Friday, February 15, 2008
S.F. creates wealth -- and squanders it
San Francisco Business Times - by Arthur Bruzzone

Buried in the stories about San Francisco government's massive budget expansion is another remarkable story -- about wealth creation and squandering. Reminds me of Steve Martin's prophetic line about his fictional book, "How I Turned $1,000,000 Into $1 in One Year."

You can't have a $1 billion dollar increase in San Francisco's government budget without an extraordinary increase in the city's wealth base. A few calculations from the city controller's reports will make that story clearer. Bear with me.

Let's start with taxes. San Francisco property tax revenues have increased from $527 million in 2003 to a projected $952 million this fiscal year. That means the assessed value of San Francisco's real estate base has increased from $46 billion to $83 billion in the same period - that's practically a doubling of assessed real estate value and wealth in the city. (Prop. 13 significantly limits assessed value and property taxes -- so wealth creation for real estate owners in San Francisco was dramatically higher during the period.)

The story is the same when you look at the city's property transfer taxes. These are taxes paid by owners for property sold or transferred. They increased from $71 million in '03 to $123 million last year. Using an average tax rate of $3 per $500 of property sold or transferred, you can see the staggering increase in value of property transferred --from $11 billion in 2003 to $20 billion in the last fiscal year.

The point is, private individuals and institutions have done quite well in the last five years. And so has city government.

You might and should ask, with such an increase tax revenues, why do we have a projected $220 million budget deficit? Give credit to the powerful government workers unions. In recent and very quiet negotiations, the unions were able to ink a 24 percent increase in salaries and benefits over the next four years. That's double the projected rate of inflation and most private sector agreements. Salaries of city workers consume more than 50 percent of the general fund revenues. It's one reason why San Francisco's budget exceeds that of all major cities based on population.

There was a time when negotiations with the government workers unions were filled with high drama. Not this time. The final settlement was reported briefly without fanfare or objections. The supervisors didn't complain; the unions are the most powerful lobbyist at City Hall. The taxpayers didn't squawk. They figure that's the price to live and work in San Francisco.

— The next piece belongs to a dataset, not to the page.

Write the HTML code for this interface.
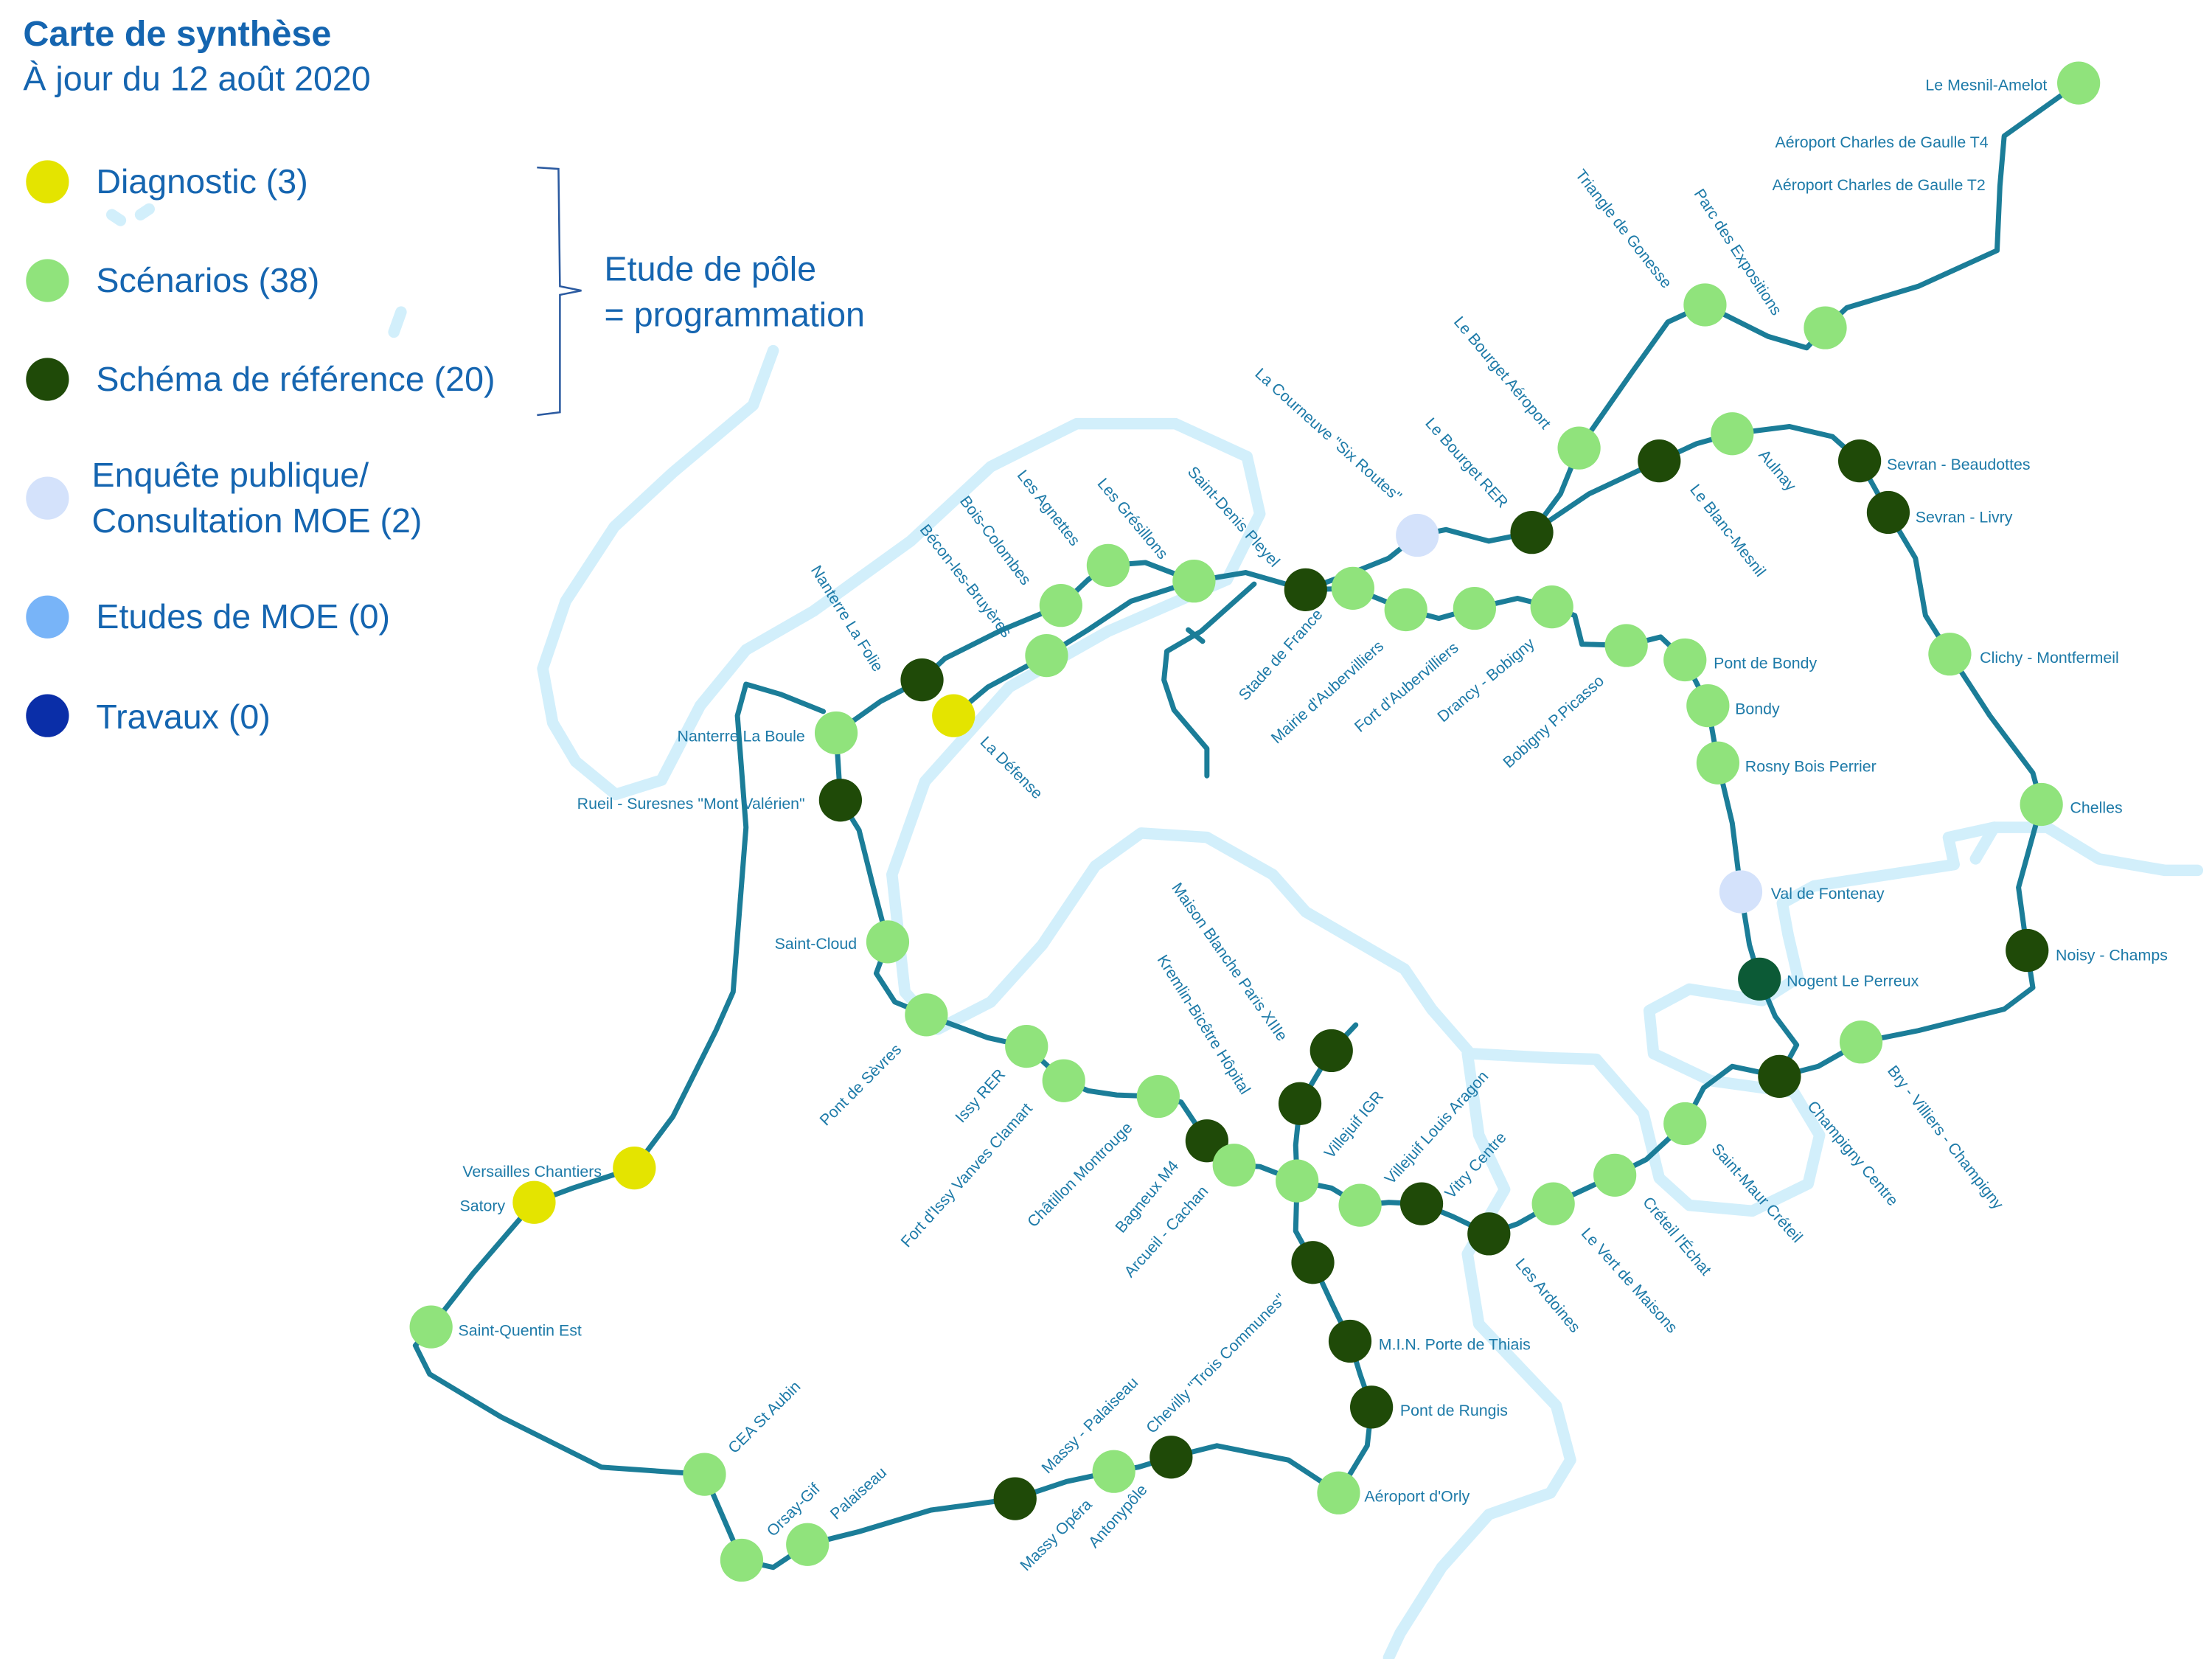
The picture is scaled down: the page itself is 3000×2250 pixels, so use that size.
<!DOCTYPE html>
<html><head><meta charset="utf-8"><style>
html,body{margin:0;padding:0;background:#fff}
svg{display:block}
text{font-family:"Liberation Sans Narrow","Liberation Sans",sans-serif;fill:#1d7aa8}
.lg{font-size:24px;fill:#1565b0}
.s{font-size:11px;fill:#1d7aa8}
.r{fill:none;stroke:#d2effb;stroke-width:8;stroke-linecap:round;stroke-linejoin:round}
.l{fill:none;stroke:#1b7d98;stroke-width:3.6;stroke-linecap:round;stroke-linejoin:round}
.a{fill:#90e37c}.d{fill:#1f4a08}.y{fill:#e4e400}.p{fill:#d4e2fb}
</style></head><body>
<svg width="3000" height="2250" viewBox="0 0 1545 1159" xmlns="http://www.w3.org/2000/svg">
<!-- rivers -->
<path class="r" d="M540 245 L526 283 L470 330 L429 368 L395 420 L379 467 L386 505 L402 532 L430 555 L462 545 L489 493 L521 454 L568 427 L636 378 L692 326 L752 296 L821 296 L871 319 L880 359 L857 405 L774 441 L705 480 L646 546 L623 611 L632 693 L655 719 L692 700 L728 660 L765 605 L797 582 L843 585 L889 611 L912 637 L981 677 L1000 705 L1027 736 L1082 739 L1115 740 L1148 778 L1159 823 L1180 842 L1224 846 L1263 827 L1271 793 L1253 763 L1195 755 L1155 736 L1152 706 L1180 691 L1231 699 L1256 683 L1249 653 L1245 631 L1267 619 L1365 604 L1361 585 L1393 578 L1430 578 L1466 600 L1512 608 L1535 608"/>
<path class="r" d="M1025 736 L1033 793 L1051 831 L1025 876 L1033 925 L1051 944 L1087 982 L1097 1020 L1083 1043 L1040 1058 L1007 1095 L978 1141 L970 1158"/>
<path class="r" d="M1393 578 L1380 600 M78 150 L84 154 M98 150 L104 146 M275 232 L280 218"/>
<!-- lines -->
<path class="l" d="M1452 58 L1400 95 L1397 130 L1395 175 L1340 200 L1290 215 L1275 229 L1262 243 L1235 235 L1191 213 L1165 225 L1140 260 L1103 313 L1090 345 L1070 372"/>
<path class="l" d="M1070 372 L1110 345 L1159 322 L1185 310 L1210 303 L1250 298 L1280 305 L1299 322 L1319 358 L1338 390 L1345 430 L1362 457 L1390 500 L1420 540 L1426 562 L1410 620 L1416 664 L1420 690 L1400 705 L1340 720 L1300 728 L1270 745 L1243 752"/>
<path class="l" d="M1070 372 L1040 378 L1010 370 L990 374 L970 390 L945 400 L912 412 L870 400 L834 406 L800 393 L774 395 L760 405 L741 423 L700 440 L660 460 L644 475 L615 490 L584 512"/>
<path class="l" d="M912 412 L945 411 L982 426 L1005 432 L1030 425 L1060 418 L1084 424 L1100 430 L1105 450 L1136 451 L1160 445 L1177 461 L1193 493 L1200 533 L1210 575 L1216 623 L1222 660 L1229 684 L1240 710 L1255 730 L1243 752 L1210 745 L1190 760 L1177 785 L1150 810 L1128 821 L1085 841 L1060 855 L1040 862 L1015 850 L993 841 L970 840 L950 842 L930 830 L906 825 L880 815 L862 814 L843 797 L825 770 L809 766 L780 765 L760 762 L743 755 L717 731 L690 725 L647 709 L625 700 L612 680 L620 658 L610 620 L600 580 L587 559 L584 512"/>
<path class="l" d="M666 500 L690 480 L731 458 L760 440 L790 420 L834 406"/>
<path class="l" d="M947 716 L930 734 L908 771 L905 800 L906 825 L905 860 L917 882 L930 910 L943 937 L950 960 L958 983 L955 1010 L935 1043 L900 1020 L850 1010 L818 1018 L795 1025 L778 1028 L745 1035 L709 1047 L650 1055 L600 1070 L564 1079 L540 1095 L518 1090 L505 1060 L492 1030 L420 1025 L350 990 L300 960 L290 940 L301 927 L330 890 L373 840 L400 830 L443 816 L470 780 L500 720 L512 693 L521 578 L515 500 L521 478 L545 485 L575 497"/>
<path class="l" d="M876 408 L839 441 L815 455 L813 475 L820 496 L843 523 L843 542 M830 440 L840 448"/>
<!-- stations -->
<g>
<circle class="a" cx="1452" cy="58" r="15"/>
<circle class="a" cx="1191" cy="213" r="15"/><circle class="a" cx="1275" cy="229" r="15"/>
<circle class="a" cx="1103" cy="313" r="15"/><circle class="d" cx="1070" cy="372" r="15"/>
<circle class="p" cx="990" cy="374" r="15"/><circle class="d" cx="1159" cy="322" r="15"/>
<circle class="a" cx="1210" cy="303" r="15"/><circle class="d" cx="1299" cy="322" r="15"/>
<circle class="d" cx="1319" cy="358" r="15"/><circle class="a" cx="1362" cy="457" r="15"/>
<circle class="a" cx="1426" cy="562" r="15"/><circle class="d" cx="1416" cy="664" r="15"/>
<circle class="a" cx="1300" cy="728" r="15"/><circle class="d" cx="1243" cy="752" r="15"/>
<circle style="fill:#0c5a36" cx="1229" cy="684" r="15"/><circle class="p" cx="1216" cy="623" r="15"/>
<circle class="a" cx="1200" cy="533" r="15"/><circle class="a" cx="1193" cy="493" r="15"/>
<circle class="a" cx="1177" cy="461" r="15"/><circle class="a" cx="1136" cy="451" r="15"/>
<circle class="a" cx="1084" cy="424" r="15"/><circle class="a" cx="1030" cy="425" r="15"/>
<circle class="a" cx="982" cy="426" r="15"/><circle class="a" cx="945" cy="411" r="15"/>
<circle class="d" cx="912" cy="412" r="15"/><circle class="a" cx="834" cy="406" r="15"/>
<circle class="a" cx="774" cy="395" r="15"/><circle class="a" cx="741" cy="423" r="15"/>
<circle class="a" cx="731" cy="458" r="15"/><circle class="d" cx="644" cy="475" r="15"/>
<circle class="y" cx="666" cy="500" r="15"/><circle class="a" cx="584" cy="512" r="15"/>
<circle class="d" cx="587" cy="559" r="15"/><circle class="a" cx="620" cy="658" r="15"/>
<circle class="a" cx="647" cy="709" r="15"/><circle class="a" cx="717" cy="731" r="15"/>
<circle class="a" cx="743" cy="755" r="15"/><circle class="a" cx="809" cy="766" r="15"/>
<circle class="d" cx="843" cy="797" r="15"/><circle class="a" cx="862" cy="814" r="15"/>
<circle class="a" cx="906" cy="825" r="15"/><circle class="a" cx="950" cy="842" r="15"/>
<circle class="d" cx="993" cy="841" r="15"/><circle class="d" cx="1040" cy="862" r="15"/>
<circle class="a" cx="1085" cy="841" r="15"/><circle class="a" cx="1128" cy="821" r="15"/>
<circle class="a" cx="1177" cy="785" r="15"/>
<circle class="d" cx="930" cy="734" r="15"/><circle class="d" cx="908" cy="771" r="15"/>
<circle class="d" cx="917" cy="882" r="15"/><circle class="d" cx="943" cy="937" r="15"/>
<circle class="d" cx="958" cy="983" r="15"/><circle class="a" cx="935" cy="1043" r="15"/>
<circle class="d" cx="818" cy="1018" r="15"/><circle class="a" cx="778" cy="1028" r="15"/>
<circle class="d" cx="709" cy="1047" r="15"/><circle class="a" cx="564" cy="1079" r="15"/>
<circle class="a" cx="518" cy="1090" r="15"/><circle class="a" cx="492" cy="1030" r="15"/>
<circle class="a" cx="301" cy="927" r="15"/><circle class="y" cx="373" cy="840" r="15"/>
<circle class="y" cx="443" cy="816" r="15"/>
</g>
<!-- horizontal labels -->
<g>
<text x="1345" y="63" class="s">Le Mesnil-Amelot</text>
<text x="1240" y="103" class="s">Aéroport Charles de Gaulle T4</text>
<text x="1238" y="133" class="s">Aéroport Charles de Gaulle T2</text>
<text x="1318" y="328" class="s">Sevran - Beaudottes</text>
<text x="1338" y="365" class="s">Sevran - Livry</text>
<text x="1383" y="463" class="s">Clichy - Montfermeil</text>
<text x="1446" y="568" class="s">Chelles</text>
<text x="1436" y="671" class="s">Noisy - Champs</text>
<text x="1197" y="467" class="s">Pont de Bondy</text>
<text x="1212" y="499" class="s">Bondy</text>
<text x="1219" y="539" class="s">Rosny Bois Perrier</text>
<text x="1237" y="628" class="s">Val de Fontenay</text>
<text x="1248" y="689" class="s">Nogent Le Perreux</text>
<text x="473" y="518" class="s">Nanterre La Boule</text>
<text x="403" y="565" class="s">Rueil - Suresnes "Mont Valérien"</text>
<text x="541" y="663" class="s">Saint-Cloud</text>
<text x="323" y="822" class="s">Versailles Chantiers</text>
<text x="321" y="846" class="s">Satory</text>
<text x="320" y="933" class="s">Saint-Quentin Est</text>
<text x="963" y="943" class="s">M.I.N. Porte de Thiais</text>
<text x="978" y="989" class="s">Pont de Rungis</text>
<text x="953" y="1049" class="s">Aéroport d'Orly</text>
</g>
<!-- rotated labels -->
<g>
<text class="s" transform="translate(1100,122) rotate(52)">Triangle de Gonesse</text>
<text class="s" transform="translate(1183,135) rotate(57)">Parc des Expositions</text>
<text class="s" transform="translate(1015,225) rotate(50)">Le Bourget Aéroport</text>
<text class="s" transform="translate(995,296) rotate(48)">Le Bourget RER</text>
<text class="s" transform="translate(876,262) rotate(42)">La Courneuve "Six Routes"</text>
<text class="s" transform="translate(1180,342) rotate(52)">Le Blanc-Mesnil</text>
<text class="s" transform="translate(1228,318) rotate(50)">Aulnay</text>
<text class="s" transform="translate(829,330) rotate(48)">Saint-Denis Pleyel</text>
<text class="s" transform="translate(766,338) rotate(50)">Les Grésillons</text>
<text class="s" transform="translate(710,332) rotate(52)">Les Agnettes</text>
<text class="s" transform="translate(670,350) rotate(53)">Bois-Colombes</text>
<text class="s" transform="translate(642,370) rotate(52)">Bécon-les-Bruyères</text>
<text class="s" transform="translate(566,398) rotate(58)">Nanterre La Folie</text>
<text class="s" transform="translate(684,519) rotate(45)">La Défense</text>
<text class="s" transform="translate(870,490) rotate(-48)">Stade de France</text>
<text class="s" transform="translate(892,520) rotate(-42)">Mairie d'Aubervilliers</text>
<text class="s" transform="translate(950,512) rotate(-40)">Fort d'Aubervilliers</text>
<text class="s" transform="translate(1008,505) rotate(-40)">Drancy - Bobigny</text>
<text class="s" transform="translate(1054,537) rotate(-42)">Bobigny P.Picasso</text>
<text class="s" transform="translate(1318,748) rotate(52)">Bry - Villiers - Champigny</text>
<text class="s" transform="translate(1262,773) rotate(50)">Champigny Centre</text>
<text class="s" transform="translate(1195,803) rotate(48)">Saint-Maur Créteil</text>
<text class="s" transform="translate(1147,840) rotate(50)">Créteil l'Échat</text>
<text class="s" transform="translate(1104,862) rotate(48)">Le Vert de Maisons</text>
<text class="s" transform="translate(1058,883) rotate(50)">Les Ardoines</text>
<text class="s" transform="translate(1014,838) rotate(-48)">Vitry Centre</text>
<text class="s" transform="translate(972,828) rotate(-48)">Villejuif Louis Aragon</text>
<text class="s" transform="translate(930,810) rotate(-50)">Villejuif IGR</text>
<text class="s" transform="translate(818,620) rotate(55)">Maison Blanche Paris XIIIe</text>
<text class="s" transform="translate(808,670) rotate(58)">Kremlin-Bicêtre Hôpital</text>
<text class="s" transform="translate(790,893) rotate(-48)">Arcueil - Cachan</text>
<text class="s" transform="translate(784,862) rotate(-50)">Bagneux M4</text>
<text class="s" transform="translate(722,858) rotate(-45)">Châtillon Montrouge</text>
<text class="s" transform="translate(634,872) rotate(-48)">Fort d'Issy Vanves Clamart</text>
<text class="s" transform="translate(672,785) rotate(-48)">Issy RER</text>
<text class="s" transform="translate(577,787) rotate(-45)">Pont de Sèvres</text>
<text class="s" transform="translate(805,1002) rotate(-45)">Chevilly "Trois Communes"</text>
<text class="s" transform="translate(732,1030) rotate(-45)">Massy - Palaiseau</text>
<text class="s" transform="translate(765,1082) rotate(-48)">Antonypôle</text>
<text class="s" transform="translate(717,1098) rotate(-45)">Massy Opéra</text>
<text class="s" transform="translate(584,1062) rotate(-42)">Palaiseau</text>
<text class="s" transform="translate(540,1074) rotate(-45)">Orsay-Gif</text>
<text class="s" transform="translate(513,1016) rotate(-45)">CEA St Aubin</text>
</g>
<!-- legend -->
<text x="16" y="32" style="font-size:25px;font-weight:bold;fill:#1565b0">Carte de synthèse</text>
<text x="16" y="63" class="lg">À jour du 12 août 2020</text>
<circle cx="33" cy="127" r="15" class="y"/><text x="67" y="135" class="lg">Diagnostic (3)</text>
<circle cx="33" cy="196" r="15" class="a"/><text x="67" y="204" class="lg">Scénarios (38)</text>
<circle cx="33" cy="265" r="15" class="d"/><text x="67" y="273" class="lg">Schéma de référence (20)</text>
<circle cx="33" cy="348" r="15" class="p"/><text x="64" y="340" class="lg">Enquête publique/</text><text x="64" y="372" class="lg">Consultation MOE (2)</text>
<circle cx="33" cy="431" r="15" style="fill:#78b4f8"/><text x="67" y="439" class="lg">Etudes de MOE (0)</text>
<circle cx="33" cy="500" r="15" style="fill:#0a2ea8"/><text x="67" y="509" class="lg">Travaux (0)</text>
<path d="M375 117 L390 118 L391 200 L406 203 L391 206 L391 288 L375 290" fill="none" stroke="#2b5aa0" stroke-width="1.3"/>
<text x="422" y="196" class="lg">Etude de pôle</text>
<text x="422" y="228" class="lg">= programmation</text>
</svg>
</body></html>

But in the current environment, with property values crashing elsewhere, sales of existing property down significantly here, and with mega-financing of sales and acquisitions of real estate in a major decline, there's at least sound reason for concern. The city's government has spent nearly every last dollar of the increase in revenues. So any significant shortfall in revenues from real estate values and transfers could create a fiscal crisis in San Francisco that will dwarf the current $220 budget deficit. Then, we'll have some heated union negotiations. And those who we should hold accountable -- the current mayor and board -- may be long gone.

Art Bruzzone is president of BSI Capital Group and hosts Comcast's "San Francisco/ unscripted."